## What you should do
Can you transcribe the data exactly? Leave the pictures out.

## Dataset extract
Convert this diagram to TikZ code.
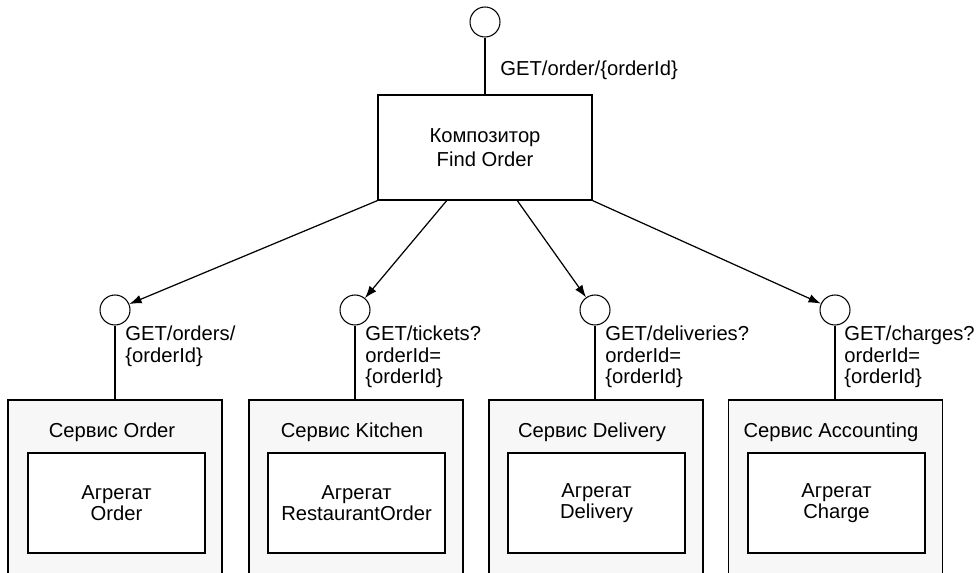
\documentclass[tikz,border=0pt]{standalone}
\usepackage{fontspec}
\setmainfont{Liberation Sans}
\usetikzlibrary{positioning,arrows.meta,calc}
\tikzset{
  >={Latex[length=7pt,width=5pt]},
}

\begin{document}
\begin{tikzpicture}[
  x=0.02cm,y=-0.02cm,
  every node/.style={font=\fontsize{11.5}{12}\selectfont},
  port/.style={draw,circle,minimum size=0.6cm,inner sep=0pt,line width=0.6pt},
  comp/.style={draw,line width=0.7pt,minimum width=4.28cm,minimum height=2.1cm,align=center},
  svc/.style={draw,line width=0.7pt,fill=black!3,minimum width=4.28cm,minimum height=4cm},
  agg/.style={draw,line width=0.7pt,fill=white,minimum width=3.54cm,minimum height=2cm,align=center},
  ttl/.style={inner sep=0pt},
  lab/.style={align=left,inner sep=0pt,anchor=north west},
  wire/.style={line width=0.6pt},
  call/.style={->,line width=0.7pt}
]
\clip (0,0) rectangle (976,573);

% composer
\node[port] (top) at (485,22) {};
\node[comp] (comp) at (485,147.5) {Композитор\\[2pt]Find Order};
\draw[wire] (top) -- (comp);
\node[inner sep=0pt,anchor=west] (toplab) at (500,70) {GET/order/\{orderId\}};

% services
\node[svc] (s1) at (115,500) {};
\node[svc] (s2) at (356,500) {};
\node[svc] (s3) at (596,500) {};
\node[svc] (s4) at (835.5,500) {};

\node[ttl] (t1) at (112,432) {Сервис Order};
\node[ttl] (t2) at (352,432) {Сервис Kitchen};
\node[ttl] (t3) at (592,432) {Сервис Delivery};
\node[ttl] (t4) at (831,432) {Сервис Accounting};

\node[agg] (a1) at (116.5,503) {Агрегат\\Order};
\node[agg] (a2) at (356.5,503) {Агрегат\\RestaurantOrder};
\node[agg] (a3) at (596.5,503) {Агрегат\\Delivery};
\node[agg] (a4) at (836.5,503) {Агрегат\\Charge};

% ports of the services
\node[port] (p1) at (115,310) {};
\node[port] (p2) at (355,310) {};
\node[port] (p3) at (595,310) {};
\node[port] (p4) at (835,310) {};

\draw[wire] (p1) -- (p1 |- s1.north);
\draw[wire] (p2) -- (p2 |- s2.north);
\draw[wire] (p3) -- (p3 |- s3.north);
\draw[wire] (p4) -- (p4 |- s4.north);

\node[lab] (l1) at (125,326) {GET/orders/\\\{orderId\}};
\node[lab] (l2) at (365,326) {GET/tickets?\\orderId=\\\{orderId\}};
\node[lab] (l3) at (605,326) {GET/deliveries?\\orderId=\\\{orderId\}};
\node[lab] (l4) at (844,326) {GET/charges?\\orderId=\\\{orderId\}};

% calls
\coordinate (c2) at ($(comp.south west)!0.322!(comp.south east)$);
\coordinate (c3) at ($(comp.south west)!0.65!(comp.south east)$);
\draw[call] (comp.south west) -- (p1);
\draw[call] (c2) -- (p2);
\draw[call] (c3) -- (p3);
\draw[call] (comp.south east) -- (p4);
\end{tikzpicture}
\end{document}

## Written response
Convert this diagram to TikZ code.
\documentclass[tikz,border=0pt]{standalone}
\usepackage{fontspec}
\setmainfont{Liberation Sans}
\usetikzlibrary{positioning,arrows.meta,calc}
\tikzset{
  >={Latex[length=7pt,width=5pt]},
}

\begin{document}
\begin{tikzpicture}[
  x=0.02cm,y=-0.02cm,
  every node/.style={font=\fontsize{11.5}{12}\selectfont},
  port/.style={draw,circle,minimum size=0.6cm,inner sep=0pt,line width=0.6pt},
  comp/.style={draw,line width=0.7pt,minimum width=4.28cm,minimum height=2.1cm,align=center},
  svc/.style={draw,line width=0.7pt,fill=black!3,minimum width=4.28cm,minimum height=4cm},
  agg/.style={draw,line width=0.7pt,fill=white,minimum width=3.54cm,minimum height=2cm,align=center},
  ttl/.style={inner sep=0pt},
  lab/.style={align=left,inner sep=0pt,anchor=north west},
  wire/.style={line width=0.6pt},
  call/.style={->,line width=0.7pt}
]
\clip (0,0) rectangle (976,573);

% composer
\node[port] (top) at (485,22) {};
\node[comp] (comp) at (485,147.5) {Композитор\\[2pt]Find Order};
\draw[wire] (top) -- (comp);
\node[inner sep=0pt,anchor=west] (toplab) at (500,70) {GET/order/\{orderId\}};

% services
\node[svc] (s1) at (115,500) {};
\node[svc] (s2) at (356,500) {};
\node[svc] (s3) at (596,500) {};
\node[svc] (s4) at (835.5,500) {};

\node[ttl] (t1) at (112,432) {Сервис Order};
\node[ttl] (t2) at (352,432) {Сервис Kitchen};
\node[ttl] (t3) at (592,432) {Сервис Delivery};
\node[ttl] (t4) at (831,432) {Сервис Accounting};

\node[agg] (a1) at (116.5,503) {Агрегат\\Order};
\node[agg] (a2) at (356.5,503) {Агрегат\\RestaurantOrder};
\node[agg] (a3) at (596.5,503) {Агрегат\\Delivery};
\node[agg] (a4) at (836.5,503) {Агрегат\\Charge};

% ports of the services
\node[port] (p1) at (115,310) {};
\node[port] (p2) at (355,310) {};
\node[port] (p3) at (595,310) {};
\node[port] (p4) at (835,310) {};

\draw[wire] (p1) -- (p1 |- s1.north);
\draw[wire] (p2) -- (p2 |- s2.north);
\draw[wire] (p3) -- (p3 |- s3.north);
\draw[wire] (p4) -- (p4 |- s4.north);

\node[lab] (l1) at (125,326) {GET/orders/\\\{orderId\}};
\node[lab] (l2) at (365,326) {GET/tickets?\\orderId=\\\{orderId\}};
\node[lab] (l3) at (605,326) {GET/deliveries?\\orderId=\\\{orderId\}};
\node[lab] (l4) at (844,326) {GET/charges?\\orderId=\\\{orderId\}};

% calls
\coordinate (c2) at ($(comp.south west)!0.322!(comp.south east)$);
\coordinate (c3) at ($(comp.south west)!0.65!(comp.south east)$);
\draw[call] (comp.south west) -- (p1);
\draw[call] (c2) -- (p2);
\draw[call] (c3) -- (p3);
\draw[call] (comp.south east) -- (p4);
\end{tikzpicture}
\end{document}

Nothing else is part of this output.